# Start of Collected material
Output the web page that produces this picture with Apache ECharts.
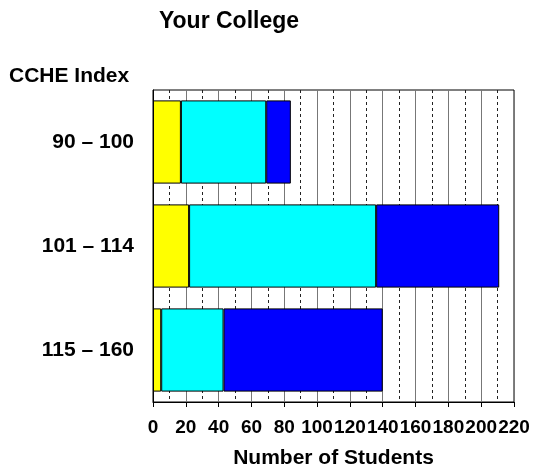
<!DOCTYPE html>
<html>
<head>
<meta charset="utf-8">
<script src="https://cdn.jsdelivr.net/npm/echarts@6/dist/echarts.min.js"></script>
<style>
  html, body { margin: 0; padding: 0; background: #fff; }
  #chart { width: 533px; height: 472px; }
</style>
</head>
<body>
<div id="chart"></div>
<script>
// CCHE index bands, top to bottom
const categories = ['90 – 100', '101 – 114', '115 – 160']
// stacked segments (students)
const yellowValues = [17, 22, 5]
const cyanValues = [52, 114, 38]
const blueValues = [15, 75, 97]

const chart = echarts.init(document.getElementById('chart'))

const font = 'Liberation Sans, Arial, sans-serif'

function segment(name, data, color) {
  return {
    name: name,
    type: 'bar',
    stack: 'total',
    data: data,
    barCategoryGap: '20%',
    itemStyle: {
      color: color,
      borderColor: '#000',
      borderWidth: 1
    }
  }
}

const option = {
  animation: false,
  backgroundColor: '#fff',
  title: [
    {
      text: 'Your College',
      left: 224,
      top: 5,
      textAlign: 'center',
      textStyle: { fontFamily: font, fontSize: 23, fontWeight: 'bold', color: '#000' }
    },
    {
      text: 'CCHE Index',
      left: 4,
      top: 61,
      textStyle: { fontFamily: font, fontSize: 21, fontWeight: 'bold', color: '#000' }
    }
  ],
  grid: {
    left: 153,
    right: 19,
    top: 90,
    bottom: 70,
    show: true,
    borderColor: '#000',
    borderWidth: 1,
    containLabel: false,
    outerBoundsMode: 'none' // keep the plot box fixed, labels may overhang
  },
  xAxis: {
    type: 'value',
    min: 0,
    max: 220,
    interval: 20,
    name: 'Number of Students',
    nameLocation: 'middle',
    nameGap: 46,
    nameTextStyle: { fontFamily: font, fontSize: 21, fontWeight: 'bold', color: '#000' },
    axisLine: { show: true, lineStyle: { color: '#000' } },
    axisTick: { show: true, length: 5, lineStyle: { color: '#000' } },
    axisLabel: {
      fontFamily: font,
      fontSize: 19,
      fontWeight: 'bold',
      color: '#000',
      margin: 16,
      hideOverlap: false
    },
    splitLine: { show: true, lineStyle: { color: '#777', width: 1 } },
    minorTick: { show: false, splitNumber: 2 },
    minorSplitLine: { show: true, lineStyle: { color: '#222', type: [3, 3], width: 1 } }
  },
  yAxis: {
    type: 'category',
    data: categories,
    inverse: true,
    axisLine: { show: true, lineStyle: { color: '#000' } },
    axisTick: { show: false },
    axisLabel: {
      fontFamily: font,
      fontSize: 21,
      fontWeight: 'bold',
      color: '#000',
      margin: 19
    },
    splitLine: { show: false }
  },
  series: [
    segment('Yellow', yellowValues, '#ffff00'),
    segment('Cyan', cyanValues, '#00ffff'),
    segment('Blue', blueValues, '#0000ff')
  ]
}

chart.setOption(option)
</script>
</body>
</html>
# End of Collected material
**Task description**:
Keep the pictures out of the copy and write out the data exactly as it stands.

**Solution to the exercise**:
Output the web page that produces this picture with Apache ECharts.
<!DOCTYPE html>
<html>
<head>
<meta charset="utf-8">
<script src="https://cdn.jsdelivr.net/npm/echarts@6/dist/echarts.min.js"></script>
<style>
  html, body { margin: 0; padding: 0; background: #fff; }
  #chart { width: 533px; height: 472px; }
</style>
</head>
<body>
<div id="chart"></div>
<script>
// CCHE index bands, top to bottom
const categories = ['90 – 100', '101 – 114', '115 – 160']
// stacked segments (students)
const yellowValues = [17, 22, 5]
const cyanValues = [52, 114, 38]
const blueValues = [15, 75, 97]

const chart = echarts.init(document.getElementById('chart'))

const font = 'Liberation Sans, Arial, sans-serif'

function segment(name, data, color) {
  return {
    name: name,
    type: 'bar',
    stack: 'total',
    data: data,
    barCategoryGap: '20%',
    itemStyle: {
      color: color,
      borderColor: '#000',
      borderWidth: 1
    }
  }
}

const option = {
  animation: false,
  backgroundColor: '#fff',
  title: [
    {
      text: 'Your College',
      left: 224,
      top: 5,
      textAlign: 'center',
      textStyle: { fontFamily: font, fontSize: 23, fontWeight: 'bold', color: '#000' }
    },
    {
      text: 'CCHE Index',
      left: 4,
      top: 61,
      textStyle: { fontFamily: font, fontSize: 21, fontWeight: 'bold', color: '#000' }
    }
  ],
  grid: {
    left: 153,
    right: 19,
    top: 90,
    bottom: 70,
    show: true,
    borderColor: '#000',
    borderWidth: 1,
    containLabel: false,
    outerBoundsMode: 'none' // keep the plot box fixed, labels may overhang
  },
  xAxis: {
    type: 'value',
    min: 0,
    max: 220,
    interval: 20,
    name: 'Number of Students',
    nameLocation: 'middle',
    nameGap: 46,
    nameTextStyle: { fontFamily: font, fontSize: 21, fontWeight: 'bold', color: '#000' },
    axisLine: { show: true, lineStyle: { color: '#000' } },
    axisTick: { show: true, length: 5, lineStyle: { color: '#000' } },
    axisLabel: {
      fontFamily: font,
      fontSize: 19,
      fontWeight: 'bold',
      color: '#000',
      margin: 16,
      hideOverlap: false
    },
    splitLine: { show: true, lineStyle: { color: '#777', width: 1 } },
    minorTick: { show: false, splitNumber: 2 },
    minorSplitLine: { show: true, lineStyle: { color: '#222', type: [3, 3], width: 1 } }
  },
  yAxis: {
    type: 'category',
    data: categories,
    inverse: true,
    axisLine: { show: true, lineStyle: { color: '#000' } },
    axisTick: { show: false },
    axisLabel: {
      fontFamily: font,
      fontSize: 21,
      fontWeight: 'bold',
      color: '#000',
      margin: 19
    },
    splitLine: { show: false }
  },
  series: [
    segment('Yellow', yellowValues, '#ffff00'),
    segment('Cyan', cyanValues, '#00ffff'),
    segment('Blue', blueValues, '#0000ff')
  ]
}

chart.setOption(option)
</script>
</body>
</html>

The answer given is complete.